Published on Arab Voices

Creating an environment where innovation and entrepreneurship can thrive

Launching a sustainable business goes well beyond learning how to draft a business plan or fill out a financing application. It involves a range of  skills, both “hard” and “soft”,  such as managing a start-up enterprise, motivating employees, assembling a cohesive team, tailoring a product to a well-defined market, adapting rapidly to fast-changing circumstances and consumer sentiment, and understanding how to convert an interesting technology into a viable business. These skills are not acquired, and nor can businesses succeed, in a vacuum. They need a business “ecosystem”, where potential entrepreneurs can learn the right skills and innovation is both encouraged and nurtured. For the Middle East and North Africa (MENA), this will require a change in the cultural attitude toward entrepreneurship.

World Bank | Arne HoelA nascent ecosystem has been emerging in MENA over the past five years. The few businesses that have achieved success in this evolving environment were private sector led, usually by members of the diaspora or those who had either studied or started a business abroad. These individuals come equipped with access to international networks and markets and they have clear incentives to see their ventures succeed. They invest their time as well as their money; key ingredients for a successful business ecosystem that need to be further encouraged. Governments need to know that strengthening innovation-led growth entails understanding and promoting investments in research and development (R&D), cultivating the necessary skills, putting in place a functional and effective business environment and the mechanisms to foster private and public collaboration.

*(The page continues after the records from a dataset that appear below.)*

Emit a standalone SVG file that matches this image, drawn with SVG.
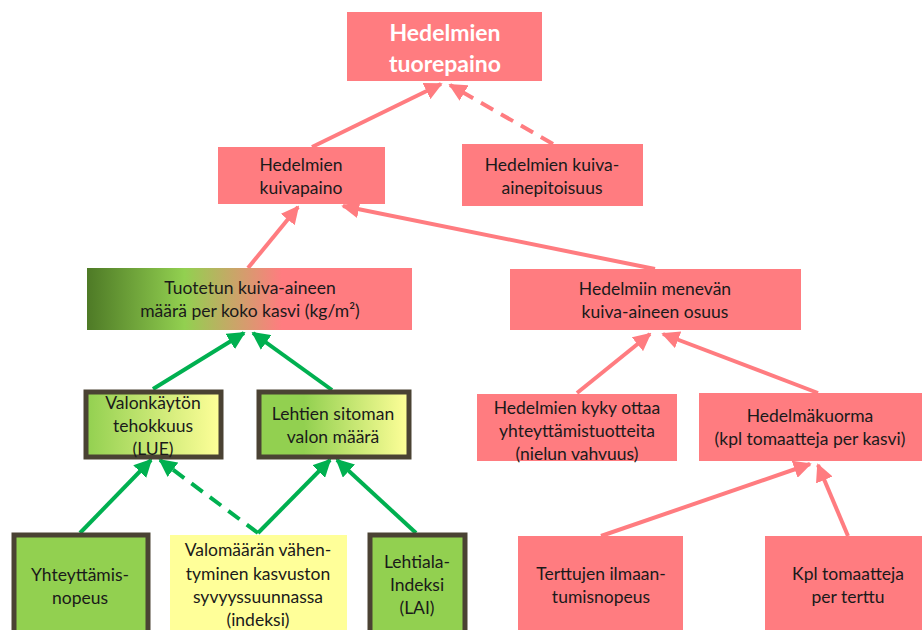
<svg xmlns="http://www.w3.org/2000/svg" width="922" height="630" viewBox="0 0 922 630">
<style>
.pk{fill:#FF7C80}
.t{font-family:Lato,"Open Sans","Liberation Sans",sans-serif;font-size:17.5px;fill:#1a1a1a;text-anchor:middle}
.tw{font-family:Lato,"Open Sans","Liberation Sans",sans-serif;font-size:23px;font-weight:bold;fill:#ffffff;text-anchor:middle}
.bd{stroke:#4A4233;stroke-width:5}
.lp{stroke:#FF7C80;stroke-width:4;fill:none}
.lg{stroke:#00B050;stroke-width:4;fill:none}
.dash{stroke-dasharray:14 9}
</style>
<defs>
<linearGradient id="g1" x1="0" y1="0" x2="1" y2="0">
<stop offset="0" stop-color="#4E7A26"/>
<stop offset="0.3" stop-color="#92D050"/>
<stop offset="0.6" stop-color="#FF7C80"/>
<stop offset="1" stop-color="#FF7C80"/>
</linearGradient>
<linearGradient id="g2" x1="0" y1="0" x2="1" y2="0">
<stop offset="0" stop-color="#92D050"/>
<stop offset="1" stop-color="#FFFF99"/>
</linearGradient>
<linearGradient id="g3" x1="0" y1="0" x2="1" y2="0">
<stop offset="0" stop-color="#92D050"/>
<stop offset="0.3" stop-color="#92D050"/>
<stop offset="1" stop-color="#FFFF99"/>
</linearGradient>
<marker id="ap" viewBox="0 0 10 10" refX="9" refY="5" markerWidth="4.5" markerHeight="4.5" orient="auto" markerUnits="strokeWidth"><path d="M0,0 L10,5 L0,10 z" fill="#FF7C80"/></marker>
<marker id="ag" viewBox="0 0 10 10" refX="9" refY="5" markerWidth="4.5" markerHeight="4.5" orient="auto" markerUnits="strokeWidth"><path d="M0,0 L10,5 L0,10 z" fill="#00B050"/></marker>
</defs>
<g id="connectors">
<line class="lp" x1="312" y1="147" x2="441" y2="84" marker-end="url(#ap)"/>
<line class="lp dash" x1="553" y1="144" x2="450" y2="85" marker-end="url(#ap)"/>
<line class="lp" x1="248" y1="268" x2="298" y2="207" marker-end="url(#ap)"/>
<line class="lp" x1="655" y1="269" x2="343" y2="206" marker-end="url(#ap)"/>
<line class="lp" x1="577" y1="393" x2="650" y2="334" marker-end="url(#ap)"/>
<line class="lp" x1="818" y1="393" x2="663" y2="334" marker-end="url(#ap)"/>
<line class="lp" x1="601" y1="536" x2="810" y2="464" marker-end="url(#ap)"/>
<line class="lp" x1="848" y1="536" x2="818" y2="465" marker-end="url(#ap)"/>
<line class="lg" x1="153" y1="389" x2="244" y2="333" marker-end="url(#ag)"/>
<line class="lg" x1="332" y1="390" x2="253" y2="333" marker-end="url(#ag)"/>
<line class="lg" x1="80" y1="533" x2="151" y2="460" marker-end="url(#ag)"/>
<line class="lg dash" x1="258" y1="533" x2="160" y2="460" marker-end="url(#ag)"/>
<line class="lg" x1="258" y1="533" x2="330" y2="460" marker-end="url(#ag)"/>
<line class="lg" x1="416" y1="533" x2="337" y2="460" marker-end="url(#ag)"/>
</g>
<g id="n-tuorepaino">
<rect class="pk" x="347" y="12" width="195" height="69"/>
<text class="tw" x="445" y="41">Hedelmien</text>
<text class="tw" x="445" y="72">tuorepaino</text>
</g>
<g id="n-kuivapaino">
<rect class="pk" x="218" y="147" width="167" height="57"/>
<text class="t" x="301" y="171">Hedelmien</text>
<text class="t" x="301" y="194">kuivapaino</text>
</g>
<g id="n-kuiva-ainepitoisuus">
<rect class="pk" x="462" y="144" width="181" height="62"/>
<text class="t" x="552" y="171">Hedelmien kuiva-</text>
<text class="t" x="552" y="194">ainepitoisuus</text>
</g>
<g id="n-tuotetun">
<rect x="87" y="268" width="325" height="62" fill="url(#g1)"/>
<text class="t" x="250" y="294">Tuotetun kuiva-aineen</text>
<text class="t" x="250" y="317">määrä per koko kasvi (kg/m²)</text>
</g>
<g id="n-hedelmiin">
<rect class="pk" x="510" y="269" width="291" height="61"/>
<text class="t" x="655" y="295">Hedelmiin menevän</text>
<text class="t" x="655" y="318">kuiva-aineen osuus</text>
</g>
<g id="n-valonkaytto">
<rect class="bd" x="86" y="392" width="135" height="65" fill="url(#g2)"/>
<text class="t" x="153" y="409">Valonkäytön</text>
<text class="t" x="153" y="432">tehokkuus</text>
<text class="t" x="153" y="455">(LUE)</text>
</g>
<g id="n-lehtien">
<rect class="bd" x="259" y="392" width="150" height="65" fill="url(#g3)"/>
<text class="t" x="333" y="420">Lehtien sitoman</text>
<text class="t" x="333" y="443">valon määrä</text>
</g>
<g id="n-yhteyttamis">
<rect class="bd" x="14" y="535" width="134" height="100" fill="#92D050"/>
<text class="t" x="80" y="581">Yhteyttämis-</text>
<text class="t" x="80" y="604">nopeus</text>
</g>
<g id="n-valomaaran">
<rect x="170" y="535" width="177" height="95" fill="#FFFF99"/>
<text class="t" x="258" y="556">Valomäärän vähen-</text>
<text class="t" x="258" y="580">tyminen kasvuston</text>
<text class="t" x="258" y="603">syvyyssuunnassa</text>
<text class="t" x="258" y="626">(indeksi)</text>
</g>
<g id="n-lehtiala">
<rect class="bd" x="370" y="535" width="95" height="100" fill="#92D050"/>
<text class="t" x="417" y="568">Lehtiala-</text>
<text class="t" x="417" y="591">Indeksi</text>
<text class="t" x="417" y="614">(LAI)</text>
</g>
<g id="n-kyky">
<rect class="pk" x="477" y="394" width="200" height="67"/>
<text class="t" x="577" y="414">Hedelmien kyky ottaa</text>
<text class="t" x="577" y="437">yhteyttämistuotteita</text>
<text class="t" x="577" y="460">(nielun vahvuus)</text>
</g>
<g id="n-hedelmakuorma">
<rect class="pk" x="699" y="393" width="223" height="68"/>
<text class="t" x="810" y="422">Hedelmäkuorma</text>
<text class="t" x="810" y="445">(kpl tomaatteja per kasvi)</text>
</g>
<g id="n-terttujen">
<rect class="pk" x="518" y="536" width="165" height="94"/>
<text class="t" x="601" y="580">Terttujen ilmaan-</text>
<text class="t" x="601" y="603">tumisnopeus</text>
</g>
<g id="n-kpl">
<rect class="pk" x="765" y="536" width="157" height="94"/>
<text class="t" x="848" y="580">Kpl tomaatteja</text>
<text class="t" x="848" y="603">per terttu</text>
</g>
</svg>
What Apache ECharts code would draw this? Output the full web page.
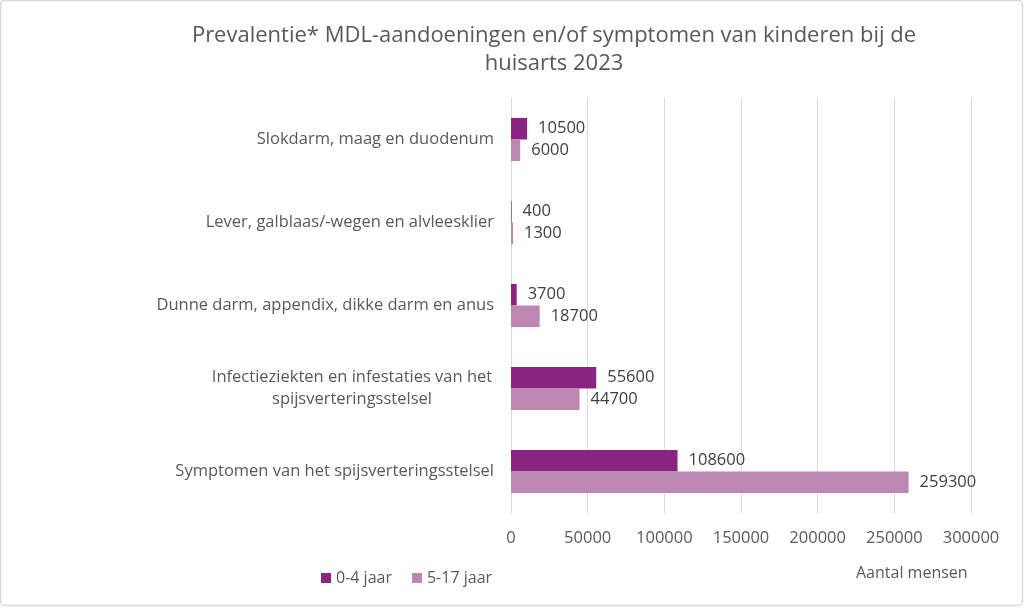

The World Bank has launched two initiatives to support the fledgling ecosystem and help foster innovation and entrepreneurship in MENA. “Supporting the Ecosystem for Fostering a Dynamic Entrepreneurship” is funded by a Bank Development Grant Facility that supports regional partnerships for development. The program leverages a partnership between two leading regional incubators Oasis500 and Wamda to boost the support they already provide to pre and early start-ups across the region. In addition to expanding mentorship, skills development and access to investors, the incubators will also engage stakeholders (governments, universities, investors, other incubators) in each country as a means of expanding the partnership and broadening the transfer and exchange of critical knowledge and skills. Outreach is an important component and will include dissemination of success stories and “lessons learned.” To ensure they reach a diverse audience, a variety of media and platforms will be used, such as popular web sites, an Arabic Entrepreneurship Newsletter, comics, info graphics, cartoons and videos. Particular attention will be paid to rural areas and to groups who tend not to see themselves as entrepreneurs, such as women and youth. The Bank continues to seek funding and partnerships with other entities that have a track record of supporting entrepreneurship and building this capacity in the region.

The second initiative works at the policy level. The World Bank, the private sector, academia, think tanks, civil society experts and governments formed a community of practitioners to cultivate change through innovation and technology. “ The How-to of Innovation, Technology and Entrepreneurship(ITE) was launched last year in Prague. It is a practitioners’ exchange, networking and learning activity. Its goal is to help countries in the region advance policies that promote the various elements required for a thriving, innovative economy. It provides an opportunity for the exchange of operational lessons from other countries on the “how” of public support in this area. On June 20-22, 2013 the “How-to” community will come together in Cambridge, England to discuss " The Road from R & D to Commercialization”. Commercializing innovative R & D and growing competitive businesses entails cultivating the necessary skills, establishing an effective business environment and the incentives to foster private and public collaboration and linkages. This community is not limited to those who attend our events. We invite you to join our How-to ITE Community. Register for the event or simply share your knowledge and ideas with us!

I will give the last word to our partners, Oasis500 who have captured the essence of our common goal: “Anyone who has ever had an idea, a dream of creating something, should have the opportunity and resources to make it happen – or at least get the proper guidance and information in order to make the leap and start a company.”